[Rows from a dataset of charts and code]
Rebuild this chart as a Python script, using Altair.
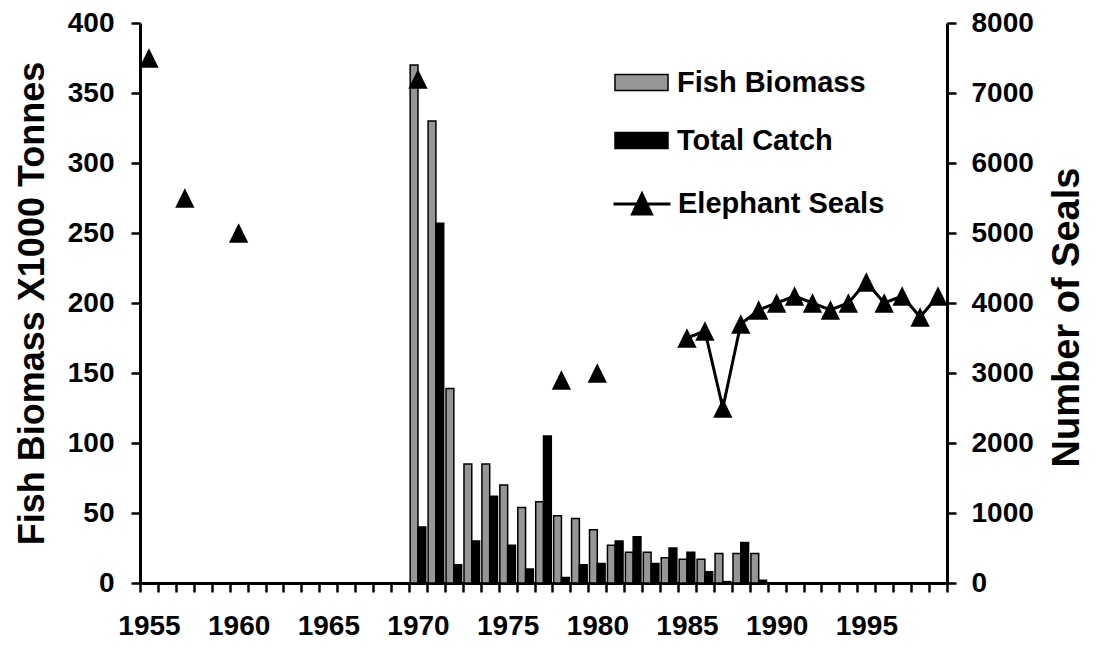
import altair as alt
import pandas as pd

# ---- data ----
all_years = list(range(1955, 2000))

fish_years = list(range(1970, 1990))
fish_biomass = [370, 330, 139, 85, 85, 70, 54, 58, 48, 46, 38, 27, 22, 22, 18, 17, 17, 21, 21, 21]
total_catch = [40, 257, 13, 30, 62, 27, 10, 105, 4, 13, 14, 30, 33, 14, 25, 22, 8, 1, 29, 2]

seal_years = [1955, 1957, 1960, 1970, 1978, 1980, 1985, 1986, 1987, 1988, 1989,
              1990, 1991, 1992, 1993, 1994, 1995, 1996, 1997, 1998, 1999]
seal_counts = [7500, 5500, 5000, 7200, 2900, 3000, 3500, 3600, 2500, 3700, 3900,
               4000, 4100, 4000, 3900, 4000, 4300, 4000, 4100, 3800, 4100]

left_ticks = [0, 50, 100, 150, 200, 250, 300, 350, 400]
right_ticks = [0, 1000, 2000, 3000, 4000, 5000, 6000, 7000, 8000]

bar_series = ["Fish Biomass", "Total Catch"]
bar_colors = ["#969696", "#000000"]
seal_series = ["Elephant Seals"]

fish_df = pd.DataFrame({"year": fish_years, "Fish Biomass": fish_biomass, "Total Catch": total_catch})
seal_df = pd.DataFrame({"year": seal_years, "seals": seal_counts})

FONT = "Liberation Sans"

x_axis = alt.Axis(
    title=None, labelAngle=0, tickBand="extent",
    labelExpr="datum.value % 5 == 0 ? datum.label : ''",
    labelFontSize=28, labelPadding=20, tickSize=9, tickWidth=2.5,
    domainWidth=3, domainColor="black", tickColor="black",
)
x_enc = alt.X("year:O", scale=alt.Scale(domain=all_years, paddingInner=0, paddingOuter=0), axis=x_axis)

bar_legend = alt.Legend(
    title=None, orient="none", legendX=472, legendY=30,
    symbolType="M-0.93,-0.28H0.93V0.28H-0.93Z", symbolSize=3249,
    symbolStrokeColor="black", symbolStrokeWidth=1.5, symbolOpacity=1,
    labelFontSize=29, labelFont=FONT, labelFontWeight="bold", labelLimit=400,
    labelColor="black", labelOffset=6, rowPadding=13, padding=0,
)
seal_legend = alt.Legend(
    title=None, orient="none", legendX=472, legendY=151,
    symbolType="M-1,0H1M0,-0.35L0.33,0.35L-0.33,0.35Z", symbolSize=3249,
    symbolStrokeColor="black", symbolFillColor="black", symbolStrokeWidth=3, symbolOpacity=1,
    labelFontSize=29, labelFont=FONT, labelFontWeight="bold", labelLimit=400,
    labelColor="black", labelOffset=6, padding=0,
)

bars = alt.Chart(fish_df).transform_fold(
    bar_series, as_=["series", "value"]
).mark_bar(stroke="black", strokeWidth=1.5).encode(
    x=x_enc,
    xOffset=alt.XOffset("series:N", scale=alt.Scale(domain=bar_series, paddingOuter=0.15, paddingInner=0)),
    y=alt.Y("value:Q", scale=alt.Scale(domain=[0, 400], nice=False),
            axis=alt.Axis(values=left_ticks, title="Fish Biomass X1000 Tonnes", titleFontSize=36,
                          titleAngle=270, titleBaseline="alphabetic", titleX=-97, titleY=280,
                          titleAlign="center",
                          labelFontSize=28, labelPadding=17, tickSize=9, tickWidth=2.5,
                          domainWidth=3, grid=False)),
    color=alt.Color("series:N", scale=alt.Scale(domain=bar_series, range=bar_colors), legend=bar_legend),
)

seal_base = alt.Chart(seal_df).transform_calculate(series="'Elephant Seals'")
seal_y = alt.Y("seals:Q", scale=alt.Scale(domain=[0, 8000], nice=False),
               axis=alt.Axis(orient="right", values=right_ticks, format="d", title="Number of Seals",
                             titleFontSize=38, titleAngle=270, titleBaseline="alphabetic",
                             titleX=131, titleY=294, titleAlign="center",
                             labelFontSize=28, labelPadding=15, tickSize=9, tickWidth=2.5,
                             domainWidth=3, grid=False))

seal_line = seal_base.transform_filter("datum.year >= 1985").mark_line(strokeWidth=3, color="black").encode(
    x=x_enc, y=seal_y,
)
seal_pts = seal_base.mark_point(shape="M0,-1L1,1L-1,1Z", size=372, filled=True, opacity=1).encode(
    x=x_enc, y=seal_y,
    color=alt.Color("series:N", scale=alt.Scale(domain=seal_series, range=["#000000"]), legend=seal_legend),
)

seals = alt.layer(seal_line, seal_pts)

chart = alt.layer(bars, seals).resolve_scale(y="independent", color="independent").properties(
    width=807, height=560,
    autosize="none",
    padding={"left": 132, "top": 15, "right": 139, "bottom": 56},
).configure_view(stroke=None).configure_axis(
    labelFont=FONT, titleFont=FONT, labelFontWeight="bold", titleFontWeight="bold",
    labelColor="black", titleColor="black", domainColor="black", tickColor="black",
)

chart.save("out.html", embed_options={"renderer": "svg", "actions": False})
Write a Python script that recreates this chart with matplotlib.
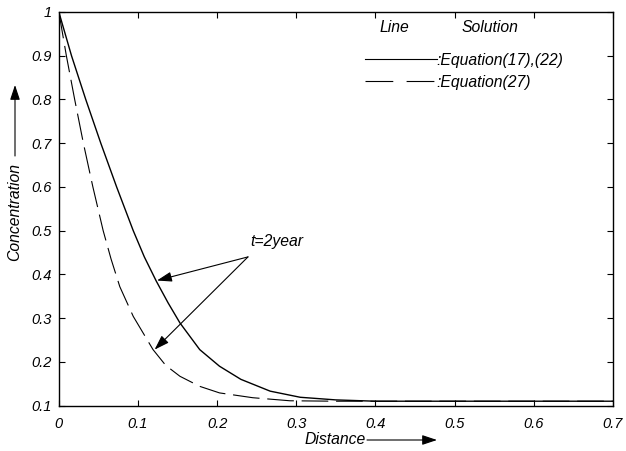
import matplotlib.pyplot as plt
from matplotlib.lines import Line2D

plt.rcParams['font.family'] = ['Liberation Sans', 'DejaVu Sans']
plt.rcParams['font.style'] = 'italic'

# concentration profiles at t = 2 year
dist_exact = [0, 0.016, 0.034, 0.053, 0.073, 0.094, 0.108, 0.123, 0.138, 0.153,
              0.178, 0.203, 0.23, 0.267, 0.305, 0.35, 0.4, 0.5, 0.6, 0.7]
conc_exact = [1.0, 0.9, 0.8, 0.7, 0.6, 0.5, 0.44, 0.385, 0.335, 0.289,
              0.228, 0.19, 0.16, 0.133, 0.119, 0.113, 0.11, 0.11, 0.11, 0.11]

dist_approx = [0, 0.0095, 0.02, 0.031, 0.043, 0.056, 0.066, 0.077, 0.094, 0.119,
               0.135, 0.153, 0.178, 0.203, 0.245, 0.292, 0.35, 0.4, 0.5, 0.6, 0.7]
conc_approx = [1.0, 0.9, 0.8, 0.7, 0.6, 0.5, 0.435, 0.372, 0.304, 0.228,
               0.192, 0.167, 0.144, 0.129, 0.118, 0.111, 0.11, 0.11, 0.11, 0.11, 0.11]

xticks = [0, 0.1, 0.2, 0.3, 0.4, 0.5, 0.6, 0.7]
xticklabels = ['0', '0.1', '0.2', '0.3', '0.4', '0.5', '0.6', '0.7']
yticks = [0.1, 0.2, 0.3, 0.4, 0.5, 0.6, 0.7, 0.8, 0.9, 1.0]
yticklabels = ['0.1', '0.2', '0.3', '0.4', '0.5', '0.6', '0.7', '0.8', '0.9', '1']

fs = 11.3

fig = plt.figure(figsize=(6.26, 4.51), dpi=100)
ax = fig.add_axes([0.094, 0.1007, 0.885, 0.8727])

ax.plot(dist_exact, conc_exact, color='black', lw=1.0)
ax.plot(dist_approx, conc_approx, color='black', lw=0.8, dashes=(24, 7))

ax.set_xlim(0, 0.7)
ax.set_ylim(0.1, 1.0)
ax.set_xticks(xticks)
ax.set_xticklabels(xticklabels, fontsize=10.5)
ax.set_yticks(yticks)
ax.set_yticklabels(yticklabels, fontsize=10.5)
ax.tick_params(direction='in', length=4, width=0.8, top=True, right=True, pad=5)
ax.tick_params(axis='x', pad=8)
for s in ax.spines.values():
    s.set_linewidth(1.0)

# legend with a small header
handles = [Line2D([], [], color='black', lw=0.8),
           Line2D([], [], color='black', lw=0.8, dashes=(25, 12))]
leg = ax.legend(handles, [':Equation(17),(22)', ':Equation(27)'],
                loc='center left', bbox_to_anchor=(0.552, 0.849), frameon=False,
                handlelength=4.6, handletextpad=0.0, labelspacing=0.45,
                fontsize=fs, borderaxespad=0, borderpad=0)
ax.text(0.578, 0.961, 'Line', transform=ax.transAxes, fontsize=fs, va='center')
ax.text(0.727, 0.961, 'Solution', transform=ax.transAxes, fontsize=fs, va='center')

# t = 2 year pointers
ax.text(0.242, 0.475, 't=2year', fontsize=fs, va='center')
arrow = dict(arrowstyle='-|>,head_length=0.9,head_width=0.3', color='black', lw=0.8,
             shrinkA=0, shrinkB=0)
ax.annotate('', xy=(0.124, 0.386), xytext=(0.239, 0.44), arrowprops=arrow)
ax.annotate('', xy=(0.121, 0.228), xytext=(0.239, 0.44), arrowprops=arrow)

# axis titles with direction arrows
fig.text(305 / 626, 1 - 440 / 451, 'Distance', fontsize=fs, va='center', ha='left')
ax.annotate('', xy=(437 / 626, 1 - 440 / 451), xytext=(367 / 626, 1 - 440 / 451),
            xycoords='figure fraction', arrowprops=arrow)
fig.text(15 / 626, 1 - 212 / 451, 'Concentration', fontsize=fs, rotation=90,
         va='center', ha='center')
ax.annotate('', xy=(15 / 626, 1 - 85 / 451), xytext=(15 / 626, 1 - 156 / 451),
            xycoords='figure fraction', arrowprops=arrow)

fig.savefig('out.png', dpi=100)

WHAT YOU ARE ASKED TO DO
Keep to the lines above from the line with "Write a Python" to the line with "0.228, 0.19, 0.16, 0.133, 0.119, 0.113, 0.11, 0.11, 0.11, 0.11]", and set down exactly those, inclusive, with nothing else and every picture left out.

THE REPLY
Write a Python script that recreates this chart with matplotlib.
import matplotlib.pyplot as plt
from matplotlib.lines import Line2D

plt.rcParams['font.family'] = ['Liberation Sans', 'DejaVu Sans']
plt.rcParams['font.style'] = 'italic'

# concentration profiles at t = 2 year
dist_exact = [0, 0.016, 0.034, 0.053, 0.073, 0.094, 0.108, 0.123, 0.138, 0.153,
              0.178, 0.203, 0.23, 0.267, 0.305, 0.35, 0.4, 0.5, 0.6, 0.7]
conc_exact = [1.0, 0.9, 0.8, 0.7, 0.6, 0.5, 0.44, 0.385, 0.335, 0.289,
              0.228, 0.19, 0.16, 0.133, 0.119, 0.113, 0.11, 0.11, 0.11, 0.11]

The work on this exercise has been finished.